Al respecto, creo oportuno relatar una significativa vivencia con un grupo de productores de tomate de Guayabo de Turrialba, con quienes desarrollamos un proyecto hace pocos años. Al concluir éste, en el reverso de la carátula de un cuadernillo con varios panfletos sobre agricultura orgánica y manejo de plagas, decidí incluir su “Canción de Juan”, que inicia así: “Soy un hombre cualquiera que cultiva / su pequeña parcela de tomates. / En mi casa hay chiquillos y petates / y una mujer instándome a que viva”.

Y el día de la clausura del proyecto en el CATIE, antes de entregarles el cuadernillo, se me ocurrió leer el poema. Cuando rematé diciendo “a mí me basta para estar contento, / engañar a los niños con un cuento / y ver muchos tomates en la mesa”, los ojos vidriosos de esos hombres y mujeres -fiel reflejo de sus corazones estremecidos- me revelaron el claro poderío de la palabra de Marco.

Artífice de la palabra, Marco es un excelente contertulio, con quien he compartido decenas de horas de rica conversación en los casi diez años que tenemos de conocernos.
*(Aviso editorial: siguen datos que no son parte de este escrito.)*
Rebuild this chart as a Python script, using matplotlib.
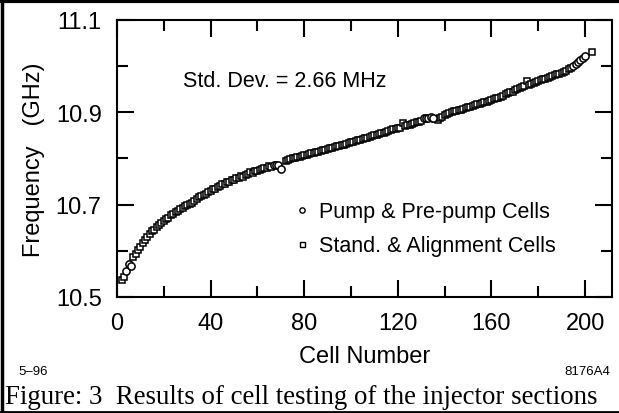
import numpy as np
import matplotlib
matplotlib.use('Agg')
import matplotlib.pyplot as plt
from matplotlib.lines import Line2D

plt.rcParams['font.family'] = ['Liberation Sans', 'DejaVu Sans']

# cell numbers 2..203 and measured frequency (GHz), nan = cell not shown
cells = list(range(2, 204))
freq = [
    10.536, 10.543, 10.556, 10.571, 10.567, 10.586, 10.593, 10.601, 10.608,  # 2-10
    10.617, 10.624, 10.631, 10.636, 10.643, 10.646, 10.652, 10.657, 10.660, 10.665,  # 11-20
    10.670, 10.672, 10.677, 10.679, 10.684, 10.686, 10.691, 10.692, 10.697, 10.699,  # 21-30
    10.702, 10.704, 10.708, 10.712, 10.716, 10.719, 10.720, 10.724, 10.728, 10.729,  # 31-40
    10.733, 10.734, 10.738, 10.740, 10.744, 10.745, 10.750, 10.749, 10.753, 10.754,  # 41-50
    10.757, 10.758, 10.762, 10.761, 10.765, 10.767, 10.770, 10.769, 10.773, 10.772,  # 51-60
    10.776, 10.777, 10.779, 10.780, 10.783, 10.782, 10.785, 10.786, 10.787, 10.778,  # 61-70
    np.nan, 10.794, 10.797, 10.799, 10.800, 10.802, 10.803, 10.804, 10.806, 10.807,  # 71-80
    10.808, 10.810, 10.811, 10.812, 10.814, 10.815, 10.816, 10.818, 10.819, 10.820,  # 81-90
    10.822, 10.823, 10.825, 10.826, 10.827, 10.829, 10.830, 10.832, 10.833, 10.835,  # 91-100
    10.836, 10.838, 10.839, 10.841, 10.842, 10.844, 10.845, 10.847, 10.848, 10.850,  # 101-110
    10.851, 10.853, 10.855, 10.856, 10.858, 10.859, 10.861, 10.863, 10.864, 10.866,  # 111-120
    10.867, 10.877, 10.870, 10.872, 10.873, 10.875, 10.877, 10.878, 10.880, 10.882,  # 121-130
    10.887, 10.888, 10.888, 10.889, 10.888, 10.886, 10.883, 10.888, 10.890, 10.895,  # 131-140
    10.897, 10.899, 10.900, 10.902, 10.903, 10.905, 10.906, 10.908, 10.909, 10.911,  # 141-150
    10.912, 10.914, 10.915, 10.917, 10.919, 10.920, 10.922, 10.923, 10.925, 10.927,  # 151-160
    10.928, 10.930, 10.932, 10.934, 10.936, 10.939, 10.941, 10.943, 10.945, 10.948,  # 161-170
    10.950, 10.953, 10.955, 10.957, 10.968, 10.960, 10.961, 10.963, 10.965, 10.967,  # 171-180
    10.969, 10.972, 10.973, 10.975, 10.977, 10.978, 10.980, 10.984, 10.983, 10.986,  # 181-190
    10.988, 10.990, 10.993, 10.996, 11.000, 11.004, 11.008, 11.013, 11.017, 11.022,  # 191-200
    np.nan, np.nan, 11.031,  # 201-203
]
pump_cells = [4, 5, 6, 67, 68, 69, 70, 131, 132, 133, 134, 135,
              195, 196, 197, 198, 199, 200]

labels = ['Pump & Pre-pump Cells', 'Stand. & Alignment Cells']
std_text = 'Std. Dev. = 2.66 MHz'
caption = 'Figure: 3  Results of cell testing of the injector sections'

cells = np.array(cells)
freq = np.array(freq)
is_pump = np.isin(cells, pump_cells)

fig = plt.figure(figsize=(6.19, 4.14), dpi=100)
ax = fig.add_axes([117 / 619, 1 - 298 / 414, 495 / 619, 277 / 414])

ax.plot(cells[~is_pump], freq[~is_pump], ls='none', marker='s', ms=3.8,
        mfc='white', mec='black', mew=1.1)
ax.plot(cells[is_pump], freq[is_pump], ls='none', marker='o', ms=5.2,
        mfc='white', mec='black', mew=1.1)

ax.set_xlim(0.8, 211.5)
ax.set_ylim(10.5, 11.1)
ax.set_xticks([0, 40, 80, 120, 160, 200])
ax.set_xticks([20, 60, 100, 140, 180], minor=True)
ax.set_yticks([10.5, 10.7, 10.9, 11.1])
ax.set_yticks([10.6, 10.8, 11.0], minor=True)
ax.set_xticklabels(['0', '40', '80', '120', '160', '200'])
ax.set_yticklabels(['10.5', '10.7', '10.9', '11.1'])
ax.tick_params(which='both', direction='in', top=True, right=True, width=1.5,
               labelsize=17, pad=11)
ax.tick_params(which='major', length=12)
ax.tick_params(which='minor', length=8)
for sp in ax.spines.values():
    sp.set_linewidth(1.5)

ax.set_xlabel('Cell Number', fontsize=17, labelpad=8)
ax.set_ylabel('Frequency   (GHz)', fontsize=17, labelpad=8)

ax.text(0.133, 0.78, std_text, transform=ax.transAxes, fontsize=15.5,
        ha='left', va='center')

handles = [
    Line2D([], [], ls='none', marker='o', ms=3.8, mfc='white', mec='black', mew=1.0),
    Line2D([], [], ls='none', marker='s', ms=3.6, mfc='white', mec='black', mew=1.0),
]
ax.legend(handles, labels, loc='upper left', bbox_to_anchor=(0.356, 0.345),
          frameon=False, fontsize=15.5, handlelength=0.8, handletextpad=0.4,
          borderaxespad=0, borderpad=0, labelspacing=0.6)

fig.text(18 / 619, 1 - 372 / 414, '5–96', fontsize=9.5, ha='left', va='center')
fig.text(610 / 619, 1 - 372 / 414, '8176A4', fontsize=9.5, ha='right', va='center')
fig.text(5 / 619, 1 - 398 / 414, caption, fontsize=19.4,
         family=['Liberation Serif', 'DejaVu Serif'], ha='left', va='center')

# outer frame (top, left, bottom)
fig.add_artist(Line2D([0, 1], [1 - 2 / 414, 1 - 2 / 414], transform=fig.transFigure,
                      color='black', lw=3))
fig.add_artist(Line2D([1.5 / 619, 1.5 / 619], [0, 1], transform=fig.transFigure,
                      color='black', lw=2.5))
fig.add_artist(Line2D([0, 1], [1 / 414, 1 / 414], transform=fig.transFigure,
                      color='black', lw=2))

fig.savefig('out.png', dpi=100)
Llegué una tarde de algún mes de 1997 al taller de televisión en que labora, con su poemario “El tránsito del sol”, pues quería que me lo autografiara.

Pero lo cierto es que ese era el pretexto para conocer en persona al miembro de la portentosa tríada de iconoclastas -junto con el recordado Jorge Debravo y Laureano Albán- que hace poco más de 40 años creó el Grupo de Turrialba y después estremeció nuestro anodino mundo literario con la refrescante renovación inducida desde el Círculo de Poetas Costarricenses. Por supuesto que desde muchacho conocía muchos de sus poemas, gracias a mi hermano Niko, cuya afición por la poesía lo hacía comprar libros y coleccionar los suplementos culturales dominicales de algunos periódicos.

Y, desde aquella tarde, con esas exageradas humildad y bonhomía que lo caracterizan, forjamos una linda e imperecedera amistad que, lamentablemente, tenemos menos tiempo para cultivar desde que dejé de vivir en Turrialba.

Sin embargo, como voy allá con cierta frecuencia, siempre muy de mañana, varias veces me ha recibido a bocajarro toda la luz del amanecer, desde las alturas del volcán. Y, contemplando ese espléndido valle, me es imposible no evocar a Marco siempre, quien supo decirnos que: “En el valle amanece de repente. / No es igual que en el mar o en la llanura / donde el sol, tan despacio y sin premura / incinera las rutas del oriente. / Llega toda la luz rápidamente / para sorpresa de la noche oscura. / La mañana de aquí nace madura / y el cielo es como de agua transparente”.

¡Bendito territorio de lluvias y aguajes! Pródiga y mágica tierra de la que por alguna razón insondable a menudo brotan poetas, sobre todo en enero (¿verdad Jorge, Laureano, Clarita, Erick y Marco?), quienes han sabido cantar con desenfado y originalidad a la vida, al ser humano y a la maravilla de la creación.

Sí, a esa que se recrea en cada alborada, en la insolente y frenética algarabía de aves prodigiosas, cuando el sol se asoma de súbito desde el Caribe, colmando el cielo de luz y forjando las mañanas más cristalinas jamás imaginadas.